● **Set problem**: Write out each line exactly as given. Leave the pictures out of your copy.

● **Supplied data**:
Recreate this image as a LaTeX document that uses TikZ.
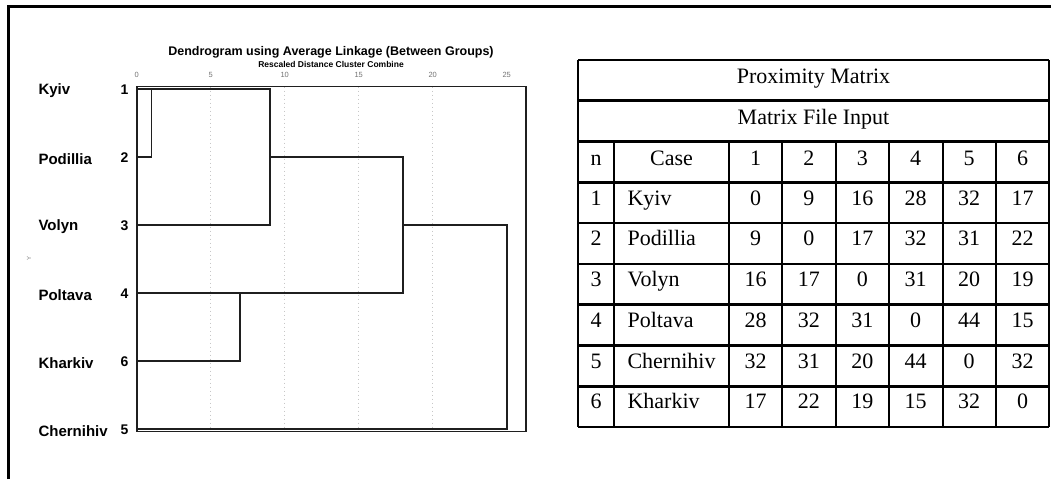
\documentclass[tikz,border=0pt]{standalone}
\usepackage{fontspec}
\setmainfont{Liberation Serif}
\newfontfamily\arialfont{Liberation Sans}
\begin{document}
\begin{tikzpicture}[x=1pt,y=-1pt,
    dline/.style={line width=1.8pt, black!88},
    gridline/.style={dash pattern=on 1.2pt off 2.8pt, black!22, line width=0.8pt},
    leaf/.style={font=\arialfont\bfseries\fontsize{15}{15}\selectfont, anchor=west},
    leafnum/.style={font=\arialfont\bfseries\fontsize{14}{14}\selectfont, anchor=east},
    ticklabel/.style={font=\arialfont\fontsize{7.5}{7.5}\selectfont, text=black!55},
    cell/.style={font=\fontsize{22}{22}\selectfont, anchor=base},
    tline/.style={line width=2.6pt}]
  \useasboundingbox (0,0) rectangle (1051,479);

  % Draw outer frame
  \draw[line width=3pt] (8.5,479) -- (8.5,6.5) -- (1051,6.5);

  % Titles of the dendrogram
  \node[font=\arialfont\bfseries\fontsize{12.5}{12.5}\selectfont] (title) at (331,52)
    {Dendrogram using Average Linkage (Between Groups)};
  \node[font=\arialfont\bfseries\fontsize{8.5}{8.5}\selectfont] (subtitle) at (331,64.5)
    {Rescaled Distance Cluster Combine};
  \node[rotate=90, font=\arialfont\fontsize{6}{6}\selectfont, text=black!50] (yaxis) at (29,258) {Y};

  % Leaf labels
  \foreach \name/\num/\y in {Kyiv/1/89, Podillia/2/157, Volyn/3/225,
                             Poltava/4/293, Kharkiv/6/361, Chernihiv/5/429} {
    \node[leaf] (l\num) at (35,\y+2) {\name};
    \node[leafnum] (n\num) at (132,\y+1) {\num};
  }

  % Dendrogram in distance units
  \begin{scope}[shift={(136.7,0)}, x=14.8pt]
    \foreach \v in {5,10,15,20}
      \draw[gridline] (\v,86.5) -- (\v,431.5);
    \foreach \v in {0,5,...,25}
      \node[ticklabel] (t\v) at (\v,75) {\v};

    \coordinate (c1) at (0,89);
    \coordinate (c2) at (0,157);
    \coordinate (c3) at (0,225);
    \coordinate (c4) at (0,293);
    \coordinate (c6) at (0,361);
    \coordinate (c5) at (0,429);

    % Draw merges
    \draw[dline] (c1) -- (9,89) -- (9,225) -- (c3);
    \draw[dline] (1,89) |- (c2);
    \draw[dline] (9,157) -- (18,157) |- (c4);
    \draw[dline] (c6) -| (7,293);
    \draw[dline] (18,225) -- (25,225) |- (c5);

    % Plot box
    \draw[dline] (0,86.5) rectangle (26.3,431.5);
  \end{scope}

  % Proximity matrix
  \foreach \i in {0,...,9}
    \draw[tline] (578,{60+40.78*\i}) -- (1049,{60+40.78*\i});
  \draw[tline] (578,60) -- (578,427);
  \draw[tline] (1049,60) -- (1049,427);
  \foreach \x in {614,729,782,836,889,943,996}
    \draw[tline] (\x,142) -- (\x,427);

  \node[cell] (hd1) at (813.5,83) {Proximity Matrix};
  \node[cell] (hd2) at (813.5,124) {Matrix File Input};
  \node[cell] (hn) at (596,165) {n};
  \node[cell] (hcase) at (671.5,165) {Case};
  \foreach \j in {1,...,6}
    \node[cell] (hc\j) at ({702.1+53.4*\j},165) {\j};

  \foreach \name/\a/\b/\c/\d/\e/\f [count=\k] in {
      Kyiv/0/9/16/28/32/17, Podillia/9/0/17/32/31/22, Volyn/16/17/0/31/20/19,
      Poltava/28/32/31/0/44/15, Chernihiv/32/31/20/44/0/32, Kharkiv/17/22/19/15/32/0} {
    \node[cell] (rn\k) at (596,{182+40.78*(\k-1)+23}) {\k};
    \node[cell, anchor=base west] (rc\k) at (624,{182+40.78*(\k-1)+23}) {\name};
    \foreach \v [count=\j] in {\a,\b,\c,\d,\e,\f}
      \node[cell] (v\k-\j) at ({702.1+53.4*\j},{182+40.78*(\k-1)+23}) {\v};
  }
\end{tikzpicture}
\end{document}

● **Exercise output**:
Recreate this image as a LaTeX document that uses TikZ.
\documentclass[tikz,border=0pt]{standalone}
\usepackage{fontspec}
\setmainfont{Liberation Serif}
\newfontfamily\arialfont{Liberation Sans}
\begin{document}
\begin{tikzpicture}[x=1pt,y=-1pt,
    dline/.style={line width=1.8pt, black!88},
    gridline/.style={dash pattern=on 1.2pt off 2.8pt, black!22, line width=0.8pt},
    leaf/.style={font=\arialfont\bfseries\fontsize{15}{15}\selectfont, anchor=west},
    leafnum/.style={font=\arialfont\bfseries\fontsize{14}{14}\selectfont, anchor=east},
    ticklabel/.style={font=\arialfont\fontsize{7.5}{7.5}\selectfont, text=black!55},
    cell/.style={font=\fontsize{22}{22}\selectfont, anchor=base},
    tline/.style={line width=2.6pt}]
  \useasboundingbox (0,0) rectangle (1051,479);

  % Draw outer frame
  \draw[line width=3pt] (8.5,479) -- (8.5,6.5) -- (1051,6.5);

  % Titles of the dendrogram
  \node[font=\arialfont\bfseries\fontsize{12.5}{12.5}\selectfont] (title) at (331,52)
    {Dendrogram using Average Linkage (Between Groups)};
  \node[font=\arialfont\bfseries\fontsize{8.5}{8.5}\selectfont] (subtitle) at (331,64.5)
    {Rescaled Distance Cluster Combine};
  \node[rotate=90, font=\arialfont\fontsize{6}{6}\selectfont, text=black!50] (yaxis) at (29,258) {Y};

  % Leaf labels
  \foreach \name/\num/\y in {Kyiv/1/89, Podillia/2/157, Volyn/3/225,
                             Poltava/4/293, Kharkiv/6/361, Chernihiv/5/429} {
    \node[leaf] (l\num) at (35,\y+2) {\name};
    \node[leafnum] (n\num) at (132,\y+1) {\num};
  }

  % Dendrogram in distance units
  \begin{scope}[shift={(136.7,0)}, x=14.8pt]
    \foreach \v in {5,10,15,20}
      \draw[gridline] (\v,86.5) -- (\v,431.5);
    \foreach \v in {0,5,...,25}
      \node[ticklabel] (t\v) at (\v,75) {\v};

    \coordinate (c1) at (0,89);
    \coordinate (c2) at (0,157);
    \coordinate (c3) at (0,225);
    \coordinate (c4) at (0,293);
    \coordinate (c6) at (0,361);
    \coordinate (c5) at (0,429);

    % Draw merges
    \draw[dline] (c1) -- (9,89) -- (9,225) -- (c3);
    \draw[dline] (1,89) |- (c2);
    \draw[dline] (9,157) -- (18,157) |- (c4);
    \draw[dline] (c6) -| (7,293);
    \draw[dline] (18,225) -- (25,225) |- (c5);

    % Plot box
    \draw[dline] (0,86.5) rectangle (26.3,431.5);
  \end{scope}

  % Proximity matrix
  \foreach \i in {0,...,9}
    \draw[tline] (578,{60+40.78*\i}) -- (1049,{60+40.78*\i});
  \draw[tline] (578,60) -- (578,427);
  \draw[tline] (1049,60) -- (1049,427);
  \foreach \x in {614,729,782,836,889,943,996}
    \draw[tline] (\x,142) -- (\x,427);

  \node[cell] (hd1) at (813.5,83) {Proximity Matrix};
  \node[cell] (hd2) at (813.5,124) {Matrix File Input};
  \node[cell] (hn) at (596,165) {n};
  \node[cell] (hcase) at (671.5,165) {Case};
  \foreach \j in {1,...,6}
    \node[cell] (hc\j) at ({702.1+53.4*\j},165) {\j};

  \foreach \name/\a/\b/\c/\d/\e/\f [count=\k] in {
      Kyiv/0/9/16/28/32/17, Podillia/9/0/17/32/31/22, Volyn/16/17/0/31/20/19,
      Poltava/28/32/31/0/44/15, Chernihiv/32/31/20/44/0/32, Kharkiv/17/22/19/15/32/0} {
    \node[cell] (rn\k) at (596,{182+40.78*(\k-1)+23}) {\k};
    \node[cell, anchor=base west] (rc\k) at (624,{182+40.78*(\k-1)+23}) {\name};
    \foreach \v [count=\j] in {\a,\b,\c,\d,\e,\f}
      \node[cell] (v\k-\j) at ({702.1+53.4*\j},{182+40.78*(\k-1)+23}) {\v};
  }
\end{tikzpicture}
\end{document}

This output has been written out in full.